Source records:
====================

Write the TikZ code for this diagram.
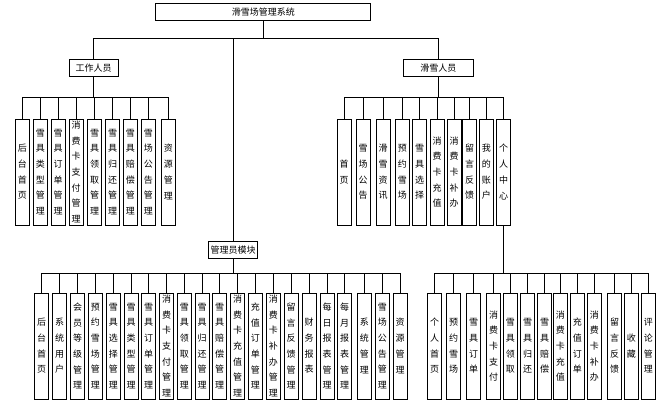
\documentclass[tikz,border=0pt]{standalone}
\usepackage{fontspec}
\newfontfamily\cjk{Noto Sans CJK SC}
\makeatletter
\def\vtext#1{\expandafter\vtext@a#1\relax}
\def\vtext@a#1{#1\vtext@b}
\def\vtext@b#1{\ifx\relax#1\else\\#1\expandafter\vtext@b\fi}
\makeatother
\tikzset{
  box/.style={draw=black, line width=0.9pt, inner sep=0pt, font=\cjk\fontsize{9}{15.7}\selectfont},
  hbox/.style={box, minimum height=17pt},
  vbox/.style={box, minimum width=14pt, minimum height=106pt, align=center},
  conn/.style={line width=0.8pt, draw=black}
}
\begin{document}
\begin{tikzpicture}[x=1pt,y=-1pt]
\useasboundingbox (0,0) rectangle (662,403);
\node[hbox, minimum width=215pt] (root) at (263.3,11.8) {滑雪场管理系统};
\node[hbox, minimum width=49pt] (W) at (93.7,67.8) {工作人员};
\node[hbox, minimum width=70pt] (S) at (438.3,67.8) {滑雪人员};
\node[hbox, minimum width=49.4pt, minimum height=16.6pt] (A) at (233,250) {管理员模块};
\draw[conn] (root.south) -- ++(0,18) -| (W.north);
\draw[conn] (root.south) -- ++(0,18) -| (A.north);
\draw[conn] (root.south) -- ++(0,18) -| (S.north);
\foreach \x/\txt [count=\i] in {22.3/后台首页, 40.3/雪具类型管理, 58/雪具订单管理, 76.2/消费卡支付管理, 94.7/雪具领取管理, 112.5/雪具归还管理, 130.3/雪具赔偿管理, 148.3/雪场公告管理, 168.3/资源管理}{
  \node[vbox] (L\i) at (\x,172) {\vtext{\txt}};
  \draw[conn] (W.south) -- ++(0,20.7) -| (L\i.north);
}
\foreach \x/\txt [count=\i] in {344/首页, 363/雪场公告, 383/滑雪资讯, 402.3/预约雪场, 419.7/雪具选择, 437/消费卡充值, 454/消费卡补办, 469.5/留言反馈, 486.3/我的账户, 503.7/个人中心}{
  \node[vbox] (R\i) at (\x,172) {\vtext{\txt}};
  \draw[conn] (S.south) -- ++(0,20.7) -| (R\i.north);
}
\foreach \x/\txt [count=\i] in {41.7/后台首页, 59.7/系统用户, 77.7/会员等级管理, 95.3/预约雪场管理, 113.3/雪具选择管理, 131/雪具类型管理, 148.7/雪具订单管理, 166.7/消费卡支付管理, 184.3/雪具领取管理, 202/雪具归还管理, 219.7/雪具赔偿管理, 237.7/消费卡充值管理, 255.3/充值订单管理, 273.3/消费卡补办管理, 291/留言反馈管理, 309/财务报表, 327/每日报表管理, 344.7/每月报表管理, 364.3/系统管理, 382.3/雪场公告管理, 400/资源管理}{
  \node[vbox] (M\i) at (\x,346) {\vtext{\txt}};
  \draw[conn] (A.south) -- ++(0,15) -| (M\i.north);
}
\foreach \x/\txt [count=\i] in {434.7/个人首页, 453.7/预约雪场, 473.7/雪具订单, 493.7/消费卡支付, 510.3/雪具领取, 527.7/雪具归还, 544.7/雪具赔偿, 560.3/消费卡充值, 577.3/充值订单, 594.3/消费卡补办, 614.7/留言反馈, 631.3/收藏, 648.3/评论管理}{
  \node[vbox] (B\i) at (\x,346) {\vtext{\txt}};
  \draw[conn] (R10.south) -- ++(0,48.3) -| (B\i.north);
}
\end{tikzpicture}
\end{document}
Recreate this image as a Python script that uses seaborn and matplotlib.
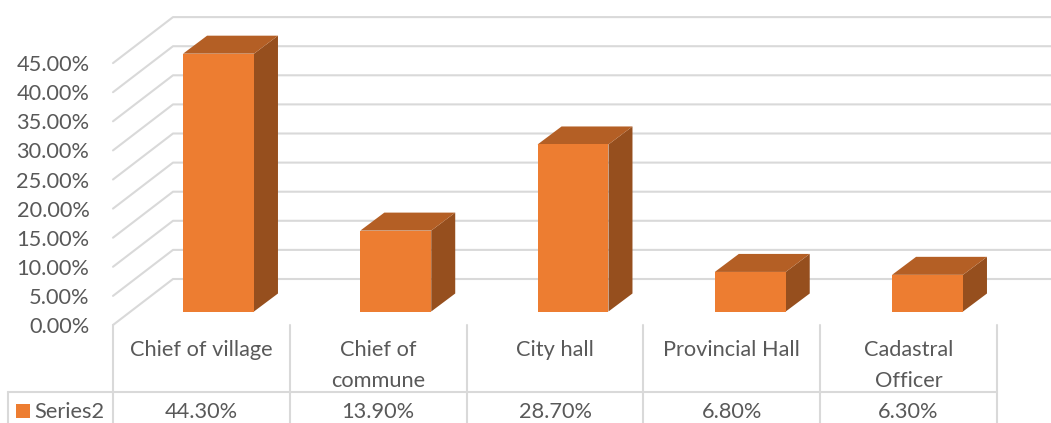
import matplotlib
matplotlib.use('Agg')
import matplotlib.pyplot as plt
from matplotlib.patches import Rectangle
import seaborn as sns

categories = ['Chief of village', 'Chief of\ncommune', 'City hall', 'Provincial Hall', 'Cadastral\nOfficer']
values = [44.3, 13.9, 28.7, 6.8, 6.3]
value_labels = ['44.30%', '13.90%', '28.70%', '6.80%', '6.30%']
y_ticks = [0, 5, 10, 15, 20, 25, 30, 35, 40, 45]
series_name = 'Series2'

W, H = 1051, 423
PX_X = 176.8   # pixels per category on the front plane
BAR_PX = 177.25  # pixels per category where the bars stand
PX_Y = 5.82    # pixels per percent
YMAX = 55

FRONT = '#ED7D31'
TOP = '#B45F25'
SIDE = '#964F1E'
GRID = '#D9D9D9'
TEXT = '#595959'
FONT = 15.7

sns.set_theme(style='white')
plt.rcParams['font.family'] = ['Lato', 'DejaVu Sans']

fig = plt.figure(figsize=(W / 100, H / 100), dpi=100)


def add_axes(left, base, px_x):
    # left and base are pixels from the top left corner of the picture
    return fig.add_axes([left / W, (H - base) / H, px_x * 5 / W, PX_Y * YMAX / H])


# front plane: axis labels, walls and the data table
ax_front = add_axes(113, 325, PX_X)
ax_front.set_xlim(-0.5, 4.5)
ax_front.set_ylim(0, YMAX)
ax_front.patch.set_alpha(0)
sns.despine(ax=ax_front, left=True, bottom=True)
ax_front.set_xticks(range(5))
ax_front.set_xticklabels(categories, linespacing=1.7)
ax_front.set_yticks(y_ticks)
ax_front.set_yticklabels(['%.2f%%' % t for t in y_ticks])
ax_front.tick_params(axis='x', length=0, pad=10.5, labelsize=FONT, labelcolor=TEXT)
ax_front.tick_params(axis='y', length=0, pad=17, labelsize=FONT, labelcolor=TEXT)

# gridlines run from the front edge up the side wall and along the back wall
wall_dx = 60 / PX_X
wall_dy = 46 / PX_Y
for t in y_ticks:
    ax_front.plot([-0.5, -0.5 + wall_dx, 5.0], [t, t + wall_dy, t + wall_dy],
                  color=GRID, lw=1.5, clip_on=False, zorder=1)

# data table
table_bottom = -(H - 325) / PX_Y
row_top = -(392 - 325) / PX_Y
table_left = -0.5 - (113 - 8) / PX_X
for i in range(6):
    ax_front.plot([i - 0.5, i - 0.5], [0, table_bottom], color=GRID, lw=1.5, clip_on=False)
ax_front.plot([table_left, 4.5], [row_top, row_top], color=GRID, lw=1.5, clip_on=False)
ax_front.plot([table_left, table_left], [row_top, table_bottom], color=GRID, lw=1.5, clip_on=False)

row_mid = -(412 - 325) / PX_Y
for i, lab in enumerate(value_labels):
    ax_front.text(i, row_mid, lab, ha='center', va='center', fontsize=FONT, color=TEXT)
ax_front.add_patch(Rectangle((-0.5 - 97 / PX_X, -(418 - 325) / PX_Y), 14 / PX_X, 14 / PX_Y,
                             color=FRONT, lw=0, clip_on=False))
ax_front.text(-0.5 - 79 / PX_X, row_mid, series_name, ha='left', va='center', fontsize=FONT, color=TEXT)

# bars sit a little way into the floor, so their axes is shifted from the front plane
ax_bars = add_axes(129.9, 311.5, BAR_PX)
sns.barplot(x=categories, y=values, color=FRONT, saturation=1, width=0.4, linewidth=0, ax=ax_bars, zorder=3)
ax_bars.set_xlim(-0.5, 4.5)
ax_bars.set_ylim(0, YMAX)
ax_bars.axis('off')

# side and top faces worked out from the bars seaborn drew
depth_x = 24 / BAR_PX
depth_y = 18 / PX_Y
for bar in ax_bars.patches:
    x0 = bar.get_x()
    x1 = x0 + bar.get_width()
    h = bar.get_height()
    ax_bars.fill([x1, x1 + depth_x, x1 + depth_x, x1], [0, depth_y, h + depth_y, h],
                 color=SIDE, lw=0, zorder=2)
    ax_bars.fill([x0, x0 + depth_x, x1 + depth_x, x1], [h, h + depth_y, h + depth_y, h],
                 color=TOP, lw=0, zorder=2)

fig.savefig('out.png', dpi=100)
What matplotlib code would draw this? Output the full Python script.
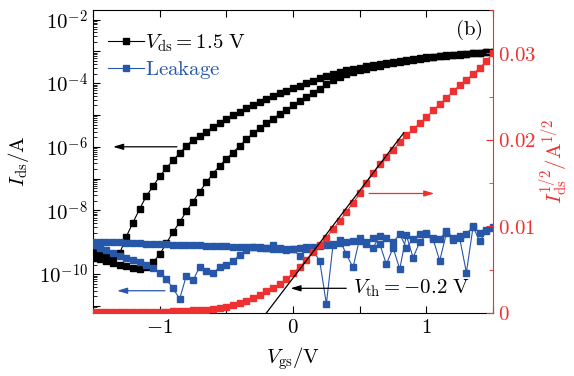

====================

Exercise: In the listing above, find the line containing "Recreate this image" and the line containing "FONT = 15.7", then output those two lines and everything between them exactly as written, without the images.

Task solution:
Recreate this image as a Python script that uses seaborn and matplotlib.
import matplotlib
matplotlib.use('Agg')
import matplotlib.pyplot as plt
from matplotlib.patches import Rectangle
import seaborn as sns

categories = ['Chief of village', 'Chief of\ncommune', 'City hall', 'Provincial Hall', 'Cadastral\nOfficer']
values = [44.3, 13.9, 28.7, 6.8, 6.3]
value_labels = ['44.30%', '13.90%', '28.70%', '6.80%', '6.30%']
y_ticks = [0, 5, 10, 15, 20, 25, 30, 35, 40, 45]
series_name = 'Series2'

W, H = 1051, 423
PX_X = 176.8   # pixels per category on the front plane
BAR_PX = 177.25  # pixels per category where the bars stand
PX_Y = 5.82    # pixels per percent
YMAX = 55

FRONT = '#ED7D31'
TOP = '#B45F25'
SIDE = '#964F1E'
GRID = '#D9D9D9'
TEXT = '#595959'
FONT = 15.7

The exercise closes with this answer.